“Bumptious Bill” reveals his charms

Whether it is a blessing or a curse I am not sure, but my mind often flashes on photographs I’ve seen when something I hear triggers its mental image. When I heard on the radio that William F. Buckley, Jr. died last Wednesday, the photograph below instantly filled my mind’s eye.

Buckley

Incorrectly labeled “October Forum / October 1970” on its back, the photograph depicts Buckley, seated in the center with his trademark clipboard, during his visit to Memorial Hall at the University of North Carolina at Chapel Hill on December 9th of that year. He was the final speaker in the series “Students and Politics: The Election of 1970” held during the fall semester. The Carolina Forum, represented on stage by its chairman Peter Brown, sponsored Buckley’s participation in the series. At the podium is Professor George V. Taylor.

Buckley Cartoon The Alumni Review for January 1971 described the scene that evening. “There was more audience than room in Memorial Hall.
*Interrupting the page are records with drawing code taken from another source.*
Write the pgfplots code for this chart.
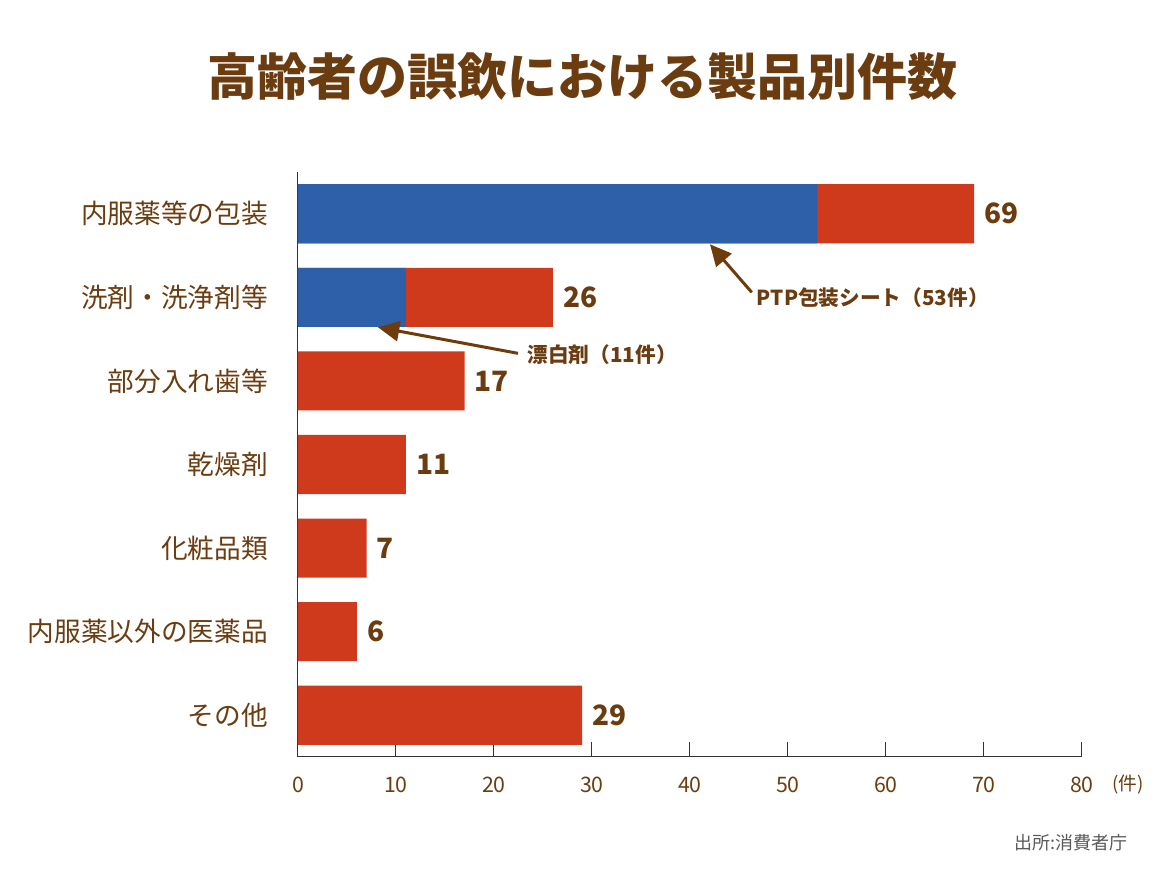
\documentclass[border=0pt]{standalone}
\usepackage{fontspec}
\setmainfont{Noto Sans CJK JP}
\usepackage{pgfplots}
\pgfplotsset{compat=1.18}
\usetikzlibrary{arrows.meta}
\definecolor{txtbrown}{RGB}{107,60,16}
\definecolor{barblue}{RGB}{46,96,170}
\definecolor{barred}{RGB}{208,58,28}
\definecolor{arrbrown}{RGB}{110,60,10}
\begin{document}
\begin{tikzpicture}
\path[use as bounding box] (0,0) rectangle (873.75pt,655.5pt);
\node[font=\bfseries\fontsize{37.5}{40}\selectfont, text=txtbrown] at (436.9pt,597.75pt) {高齢者の誤飲における製品別件数};
\begin{axis}[
  at={(223.5pt,87.75pt)}, anchor=south west,
  width=588pt, height=438.75pt, scale only axis,
  xbar, bar width=0.707, bar shift=0pt,
  xmin=0, xmax=80, ymin=-0.5, ymax=6.5,
  enlargelimits=false,
  axis x line*=bottom, axis y line*=left,
  axis line style={draw=black!80, line width=0.75pt},
  xtick={0,10,...,80},
  tick align=inside,
  major tick length=11.25pt,
  xtick style={draw=black!80, line width=0.75pt},
  ytick={0,...,6}, ytick style={draw=none},
  yticklabels={その他, 内服薬以外の医薬品, 化粧品類, 乾燥剤, 部分入れ歯等, 洗剤・洗浄剤等, 内服薬等の包装},
  /pgf/number format/assume math mode=true,
  xticklabel style={font=\fontsize{16}{18}\selectfont, text=txtbrown, anchor=center, yshift=-21pt},
  yticklabel style={font=\fontsize{20}{22}\selectfont, text=txtbrown, anchor=east, inner sep=0pt, xshift=-22.5pt},
]
% 合計（赤）
\addplot[fill=barred, draw=none, nodes near coords,
  every node near coord/.append style={font=\bfseries\fontsize{21}{22}\selectfont, text=txtbrown, anchor=west, inner sep=0pt, xshift=7.5pt}]
  coordinates {(69,6) (26,5) (17,4) (11,3) (7,2) (6,1) (29,0)};
% うち PTP包装シート / 漂白剤（青）
\addplot[fill=barblue, draw=none] coordinates {(53,6) (11,5)};

\draw[arrbrown, line width=2.25pt, -{Triangle[length=16pt,width=15pt]}] (axis cs:46.3,5.06) -- (axis cs:42.04,5.635);
\node[anchor=west, font=\bfseries\fontsize{15.5}{17}\selectfont, text=txtbrown, inner sep=0pt] at (axis cs:46.8,5.0) {PTP包装シート（53件）};
\draw[arrbrown, line width=2.25pt, -{Triangle[length=16pt,width=15pt]}] (axis cs:22.45,4.33) -- (axis cs:8.16,4.642);
\node[anchor=west, font=\bfseries\fontsize{15.5}{17}\selectfont, text=txtbrown, inner sep=0pt] at (axis cs:23.4,4.32) {漂白剤（11件）};
\end{axis}
\node[anchor=west, font=\fontsize{14}{16}\selectfont, text=txtbrown, inner sep=0pt] at (834pt,66.75pt) {(件)};
\node[anchor=east, font=\fontsize{13.5}{15}\selectfont, text=black!65, inner sep=0pt] at (846pt,23.25pt) {出所:消費者庁};
\end{tikzpicture}
\end{document}
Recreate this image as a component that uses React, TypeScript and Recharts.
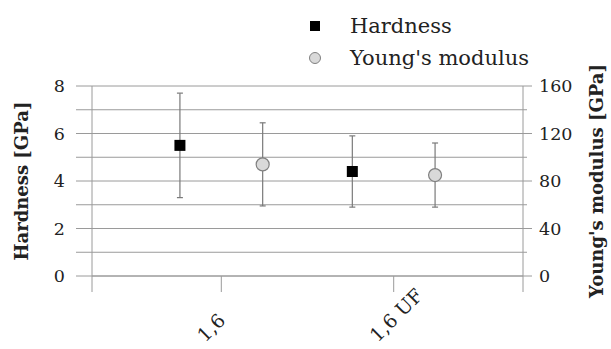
import React from "react";
import {
  ComposedChart,
  Scatter,
  ErrorBar,
  XAxis,
  YAxis,
  CartesianGrid,
  Legend,
} from "recharts";

const categories = ["1,6", "1,6 UF"];
const hardness = [5.5, 4.4];
const hardnessErr = [2.2, 1.5];
const modulus = [94, 85];
const modulusErr = [35, 27];

const hardnessTicks = [0, 1, 2, 3, 4, 5, 6, 7, 8];
const modulusTicks = [0, 20, 40, 60, 80, 100, 120, 140, 160];

const FONT = "'DejaVu Serif', serif";
const GRID = "#9a9a9a";
const TEXT = "#222";

// category slots on a 0..10 x axis, the two series sit either side of the slot
const catX = categories.map((_, i) => 3 + 4 * i);
const SHIFT = 0.96;

const hardnessData = categories.map((c, i) => ({
  name: c,
  x: catX[i] - SHIFT,
  y: hardness[i],
  err: hardnessErr[i],
}));
const modulusData = categories.map((c, i) => ({
  name: c,
  x: catX[i] + SHIFT,
  y: modulus[i],
  err: modulusErr[i],
}));

function XTick(props: any) {
  const { x, y, payload } = props;
  const idx = catX.indexOf(payload.value);
  if (idx < 0) return <g />;
  const ax = x - 16;
  const ay = y + 49;
  return (
    <text
      x={ax}
      y={ay}
      transform={`rotate(-45 ${ax} ${ay})`}
      textAnchor="start"
      fontSize={19}
      fontFamily={FONT}
      fill={TEXT}
    >
      {categories[idx]}
    </text>
  );
}

function RightTick(props: any) {
  const { x, y, payload } = props;
  const ax = x - 16;
  const major = payload.value % 40 === 0;
  return (
    <g>
      <line x1={ax} x2={ax + (major ? 9 : 4)} y1={y} y2={y} stroke={GRID} />
      {major && (
        <text x={x} y={y} dy="0.36em" fontSize={17.5} fontFamily={FONT} fill={TEXT}>
          {payload.value}
        </text>
      )}
    </g>
  );
}

const legendItems = [
  { name: "Hardness", kind: "square" },
  { name: "Young's modulus", kind: "circle" },
];

function LegendBox() {
  return (
    <div style={{ fontFamily: FONT, fontSize: 21, color: TEXT }}>
      {legendItems.map((item) => (
        <div key={item.name} style={{ display: "flex", alignItems: "center", height: 32 }}>
          <svg width={50} height={32}>
            {item.kind === "square" ? (
              <rect x={10} y={11} width={10} height={10} fill="#000" />
            ) : (
              <circle cx={15} cy={16} r={5.5} fill="#d9d9d9" stroke="#808080" />
            )}
          </svg>
          <span>{item.name}</span>
        </div>
      ))}
    </div>
  );
}

const Square = (p: any) => (
  <rect x={p.cx - 5.5} y={p.cy - 5.5} width={11} height={11} fill="#000" />
);
const Dot = (p: any) => (
  <circle cx={p.cx} cy={p.cy} r={6.5} fill="#d9d9d9" stroke="#808080" strokeWidth={1.2} />
);

export default function App() {
  return (
    <div style={{ position: "absolute", left: 0, top: 0, background: "#fff" }}>
      <ComposedChart width={611} height={349} margin={{ top: 86, right: 0, bottom: 0, left: 0 }}>
        <CartesianGrid yAxisId="left" horizontal vertical={false} stroke={GRID} />
        <XAxis
          type="number"
          dataKey="x"
          domain={[0, 10]}
          ticks={[0, ...catX, 10]}
          interval={0}
          height={73}
          tickSize={16}
          stroke={GRID}
          tick={<XTick />}
        />
        <YAxis
          yAxisId="left"
          type="number"
          dataKey="y"
          domain={[0, 8]}
          ticks={hardnessTicks}
          interval={0}
          width={92}
          tickSize={16}
          tickMargin={11}
          stroke={GRID}
          tickFormatter={(v: number) => (v % 2 === 0 ? String(v) : "")}
          tick={{ fill: TEXT, fontSize: 17.5, fontFamily: FONT }}
          label={{
            value: "Hardness [GPa]",
            angle: -90,
            position: "insideLeft",
            offset: 22,
            style: { textAnchor: "middle", fontFamily: FONT, fontSize: 18, fontWeight: "bold", fill: TEXT },
          }}
        />
        <YAxis
          yAxisId="right"
          orientation="right"
          type="number"
          dataKey="y"
          domain={[0, 160]}
          ticks={modulusTicks}
          interval={0}
          width={88}
          tickSize={9}
          tickMargin={7}
          tickLine={false}
          stroke={GRID}
          tick={<RightTick />}
          label={{
            value: "Young's modulus [GPa]",
            angle: -90,
            position: "insideRight",
            offset: 14,
            style: { textAnchor: "middle", fontFamily: FONT, fontSize: 18, fontWeight: "bold", fill: TEXT },
          }}
        />
        <Legend
          layout="vertical"
          align="center"
          verticalAlign="middle"
          wrapperStyle={{ left: 300, top: 10, width: 260 }}
          content={<LegendBox />}
        />
        <Scatter
          name="Hardness"
          data={hardnessData}
          yAxisId="left"
          shape={Square}
          isAnimationActive={false}
        >
          <ErrorBar dataKey="err" direction="y" width={3} stroke="#7a7a7a" strokeWidth={1.2} />
        </Scatter>
        <Scatter
          name="Young's modulus"
          data={modulusData}
          yAxisId="right"
          shape={Dot}
          isAnimationActive={false}
        >
          <ErrorBar dataKey="err" direction="y" width={3} stroke="#7a7a7a" strokeWidth={1.2} />
        </Scatter>
      </ComposedChart>
    </div>
  );
}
The crowd of 1,800 spilled out the windows onto the lawn outside the auditorium.” In a campaign year when President Richard Nixon was continually taunted and jeered by, as Newsweek columnist Stewart Alsop (a previous speaker in the series) had described them, “Kids [meaning] those obscenity-throwing radicals who show up at every rally.” The spillover UNC crowd, made up mostly students, was “friendly, interrupting the well-known conservative for applause and laughter at his occasional dry wit”—despite the Daily Tar Heel cartoonist B. Cumming’s call to witness “a good fight” sans dictionary.

Buckley’s 1970 trip to UNC was not his first. The Carolina Forum invited Buckley to speak on Monday, 10 December 1962 on the topic of “Freedom and the Welfare State”; instead he spoke about, as the Daily Tar Heel described it, “a relation of conservatism to present policies.” Buckley essentially read an article he wrote for the January 1963 issue of Playboy that was coincidently available for the first time that very day— unbeknownst to Buckley until someone asked him to autograph a copy after his speech.

Afterward, a month-long supervening furor arose that made the national press. By week’s end the Dialectical-Philanthropic Society censured Buckley “for use of vulgarity and poor taste.” The Carolina Forum threatened not to pay Buckley his $450 speaker fee, which was much larger than Forum speakers usually received, for deviating from his planned talk. Some critics saw more value in buying the equivalent number of copies of Playboy to distribute around campus. Buckley wrote a long letter to the Daily Tar Heel in which he noted that the 1,000 attendees who paid fifty cents paid less than the one dollar cover price of the magazine. He referred to the Di-Phi Society as the “Old Lace Society” and quipped, “Would you refuse to invite the January Playmate to Chapel Hill because she had already revealed her charms? Strike that. I forgot about your Dialectical-Philanthropic Society. No doubt it doesn’t permit Playmates at Chapel Hill.”